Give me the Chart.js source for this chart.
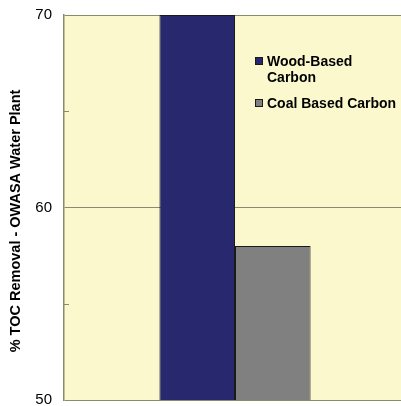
<!DOCTYPE html>
<html>
<head>
<meta charset="utf-8">
<script src="https://cdn.jsdelivr.net/npm/chart.js@4/dist/chart.umd.min.js"></script>
<style>
  html, body { margin: 0; padding: 0; background: #ffffff; overflow: hidden; }
  #wrap { width: 406px; height: 421px; margin-top: -6px; }
</style>
</head>
<body>
<div id="wrap"><canvas id="c" width="406" height="427"></canvas></div>
<script>
// Chart data
const categories = [''];
const seriesNames = ['Wood-Based Carbon', 'Coal Based Carbon'];
const legendLines = [['Wood-Based', 'Carbon'], ['Coal Based Carbon']];
const woodBased = [70];
const coalBased = [58];
const yTicks = [50, 60, 70];
const minorTicks = [55, 65];
const axisTitle = '% TOC Removal - OWASA Water Plant';

const FONT = '"Liberation Sans", Arial, Helvetica, sans-serif';
const GRID = '#8A8A6C';
const SHIFT = 6; // canvas sits 6px above the page top

// Pale yellow plot background
const plotBackground = {
  id: 'plotBackground',
  beforeDraw(chart) {
    const { ctx, chartArea: a } = chart;
    ctx.save();
    ctx.fillStyle = '#FCF8CE';
    ctx.fillRect(a.left, a.top, a.right - a.left, a.bottom - a.top);
    ctx.restore();
  }
};

// Inside minor tick marks, rotated axis title and boxed legend
const extras = {
  id: 'extras',
  afterDraw(chart) {
    const { ctx, chartArea: a } = chart;
    const y = chart.scales.y;
    ctx.save();
    ctx.strokeStyle = GRID;
    ctx.lineWidth = 1;
    minorTicks.forEach(v => {
      const py = Math.round(y.getPixelForValue(v)) + 0.5;
      ctx.beginPath();
      ctx.moveTo(a.left, py);
      ctx.lineTo(a.left + 5, py);
      ctx.stroke();
    });

    // axis title
    ctx.fillStyle = '#000';
    ctx.font = 'bold 14.5px ' + FONT;
    ctx.textAlign = 'center';
    ctx.textBaseline = 'middle';
    ctx.translate(16, 221 + SHIFT);
    ctx.rotate(-Math.PI / 2);
    ctx.fillText(axisTitle, 0, 0);
    ctx.restore();

    // legend
    ctx.save();
    ctx.font = 'bold 14px ' + FONT;
    ctx.textAlign = 'left';
    ctx.textBaseline = 'alphabetic';
    const boxX = 255, textX = 267;
    const baselines = [[66, 82], [108]];
    chart.data.datasets.forEach((ds, i) => {
      const lines = legendLines[i];
      const b0 = baselines[i][0] + SHIFT;
      ctx.fillStyle = ds.backgroundColor;
      ctx.fillRect(boxX, b0 - 9, 7, 7);
      ctx.strokeStyle = '#1A1A1A';
      ctx.lineWidth = 1;
      ctx.strokeRect(boxX + 0.5, b0 - 8.5, 7, 7);
      ctx.fillStyle = '#000';
      lines.forEach((t, k) => ctx.fillText(t, textX, baselines[i][k] + SHIFT));
    });
    ctx.restore();
  }
};

new Chart(document.getElementById('c'), {
  type: 'bar',
  data: {
    labels: categories,
    datasets: [
      { label: seriesNames[0], data: woodBased, backgroundColor: '#27286E', borderColor: '#1A1A1A', borderWidth: 1 },
      { label: seriesNames[1], data: coalBased, backgroundColor: '#808080', borderColor: '#1A1A1A', borderWidth: 1 }
    ]
  },
  options: {
    responsive: false,
    animation: false,
    devicePixelRatio: 1,
    layout: { padding: { top: 8, right: 0, bottom: 0, left: 0 } },
    datasets: { bar: { categoryPercentage: 0.442, barPercentage: 1.0 } },
    plugins: { legend: { display: false }, tooltip: { enabled: false } },
    scales: {
      x: { display: false },
      y: {
        min: 50,
        max: 70,
        afterBuildTicks(scale) { scale.ticks = yTicks.map(v => ({ value: v })); },
        afterFit(scale) { scale.width = 64; },
        grid: { color: GRID, lineWidth: 1, drawTicks: false },
        border: { display: true, color: GRID, width: 1.5 },
        ticks: { color: '#000', font: { family: FONT, size: 15 }, padding: 12 }
      }
    }
  },
  plugins: [plotBackground, extras]
});
</script>
</body>
</html>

^^^^^^^^

### What you should do
Without the pictures, transcribe the listing above exactly.

### Written solution
Give me the Chart.js source for this chart.
<!DOCTYPE html>
<html>
<head>
<meta charset="utf-8">
<script src="https://cdn.jsdelivr.net/npm/chart.js@4/dist/chart.umd.min.js"></script>
<style>
  html, body { margin: 0; padding: 0; background: #ffffff; overflow: hidden; }
  #wrap { width: 406px; height: 421px; margin-top: -6px; }
</style>
</head>
<body>
<div id="wrap"><canvas id="c" width="406" height="427"></canvas></div>
<script>
// Chart data
const categories = [''];
const seriesNames = ['Wood-Based Carbon', 'Coal Based Carbon'];
const legendLines = [['Wood-Based', 'Carbon'], ['Coal Based Carbon']];
const woodBased = [70];
const coalBased = [58];
const yTicks = [50, 60, 70];
const minorTicks = [55, 65];
const axisTitle = '% TOC Removal - OWASA Water Plant';

const FONT = '"Liberation Sans", Arial, Helvetica, sans-serif';
const GRID = '#8A8A6C';
const SHIFT = 6; // canvas sits 6px above the page top

// Pale yellow plot background
const plotBackground = {
  id: 'plotBackground',
  beforeDraw(chart) {
    const { ctx, chartArea: a } = chart;
    ctx.save();
    ctx.fillStyle = '#FCF8CE';
    ctx.fillRect(a.left, a.top, a.right - a.left, a.bottom - a.top);
    ctx.restore();
  }
};

// Inside minor tick marks, rotated axis title and boxed legend
const extras = {
  id: 'extras',
  afterDraw(chart) {
    const { ctx, chartArea: a } = chart;
    const y = chart.scales.y;
    ctx.save();
    ctx.strokeStyle = GRID;
    ctx.lineWidth = 1;
    minorTicks.forEach(v => {
      const py = Math.round(y.getPixelForValue(v)) + 0.5;
      ctx.beginPath();
      ctx.moveTo(a.left, py);
      ctx.lineTo(a.left + 5, py);
      ctx.stroke();
    });

    // axis title
    ctx.fillStyle = '#000';
    ctx.font = 'bold 14.5px ' + FONT;
    ctx.textAlign = 'center';
    ctx.textBaseline = 'middle';
    ctx.translate(16, 221 + SHIFT);
    ctx.rotate(-Math.PI / 2);
    ctx.fillText(axisTitle, 0, 0);
    ctx.restore();

    // legend
    ctx.save();
    ctx.font = 'bold 14px ' + FONT;
    ctx.textAlign = 'left';
    ctx.textBaseline = 'alphabetic';
    const boxX = 255, textX = 267;
    const baselines = [[66, 82], [108]];
    chart.data.datasets.forEach((ds, i) => {
      const lines = legendLines[i];
      const b0 = baselines[i][0] + SHIFT;
      ctx.fillStyle = ds.backgroundColor;
      ctx.fillRect(boxX, b0 - 9, 7, 7);
      ctx.strokeStyle = '#1A1A1A';
      ctx.lineWidth = 1;
      ctx.strokeRect(boxX + 0.5, b0 - 8.5, 7, 7);
      ctx.fillStyle = '#000';
      lines.forEach((t, k) => ctx.fillText(t, textX, baselines[i][k] + SHIFT));
    });
    ctx.restore();
  }
};

new Chart(document.getElementById('c'), {
  type: 'bar',
  data: {
    labels: categories,
    datasets: [
      { label: seriesNames[0], data: woodBased, backgroundColor: '#27286E', borderColor: '#1A1A1A', borderWidth: 1 },
      { label: seriesNames[1], data: coalBased, backgroundColor: '#808080', borderColor: '#1A1A1A', borderWidth: 1 }
    ]
  },
  options: {
    responsive: false,
    animation: false,
    devicePixelRatio: 1,
    layout: { padding: { top: 8, right: 0, bottom: 0, left: 0 } },
    datasets: { bar: { categoryPercentage: 0.442, barPercentage: 1.0 } },
    plugins: { legend: { display: false }, tooltip: { enabled: false } },
    scales: {
      x: { display: false },
      y: {
        min: 50,
        max: 70,
        afterBuildTicks(scale) { scale.ticks = yTicks.map(v => ({ value: v })); },
        afterFit(scale) { scale.width = 64; },
        grid: { color: GRID, lineWidth: 1, drawTicks: false },
        border: { display: true, color: GRID, width: 1.5 },
        ticks: { color: '#000', font: { family: FONT, size: 15 }, padding: 12 }
      }
    }
  },
  plugins: [plotBackground, extras]
});
</script>
</body>
</html>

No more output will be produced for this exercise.